Chi Square Test - is a test measures the probability that the difference between a table of observed values and a table of expected values could have occurred by chance. If the differences are large enough they are said to be significant. Significance levels are typically 5% and 1% depending on the application.
This test is used heavily in the social sciences to look at significant relationships between factors. In the table, one variable is used to categoriize the data into rows and another variable is used to categorize the data into columns. The result is a two dimensional table.
One key element of this test is to determine the expected values for each cell of the table. This is done by tabulating row totals and column totals for the data. Suppose we wanted to know the expected value for cell D3 of a table, the computation would be as follows:
(Total for row 3) * (Total for column D) / (Grand Total for the Table)
or
(118)*(98) / 324 = 35.6913
Excel looks for the user to have two tables included in the spreadsheet. The first includes the actual or observed values the second includes the expected (as calculated above). The Chi-Square Test command is as follows:
=CHITEST(actual data range, expected data range)
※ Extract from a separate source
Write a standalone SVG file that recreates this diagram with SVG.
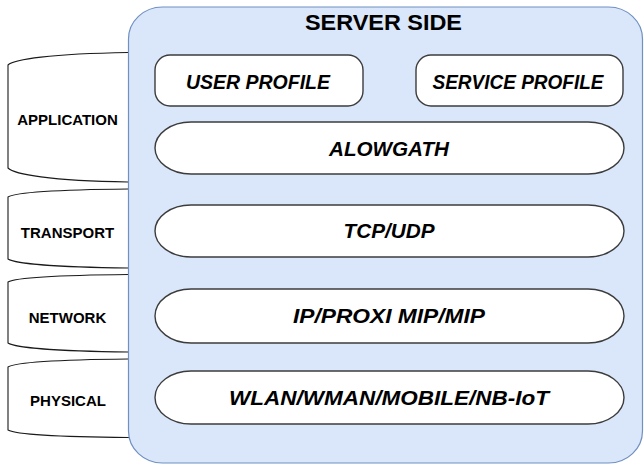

Example - Students were given a pretest and then enrolled is courses. The test results were categorized as low, medium, and high. The course performances were categorized as poor, fair, and good. Find the data in the worksheet provided. Test for a significant relationship between pretest results and performance in the course.
The actual and expected tables are in the worksheet. Note that all the calculations for the expected values can be done by Excel. Finally the Chi-Square test was performed on the data. The command loaded in C14 was:
=CHITEST(d3:f5, d9:f11)
Notice that only the table values were used for the test (column or row totals were not included).
The result of 5.44 E-07 translates into 0.000000544, which is much less than 1%. Therefore, the null hypothesis that these two variables (pretest results and course performance) are independent of each other must be rejected. We accept the alternative that there is a significant relationship between the two variables.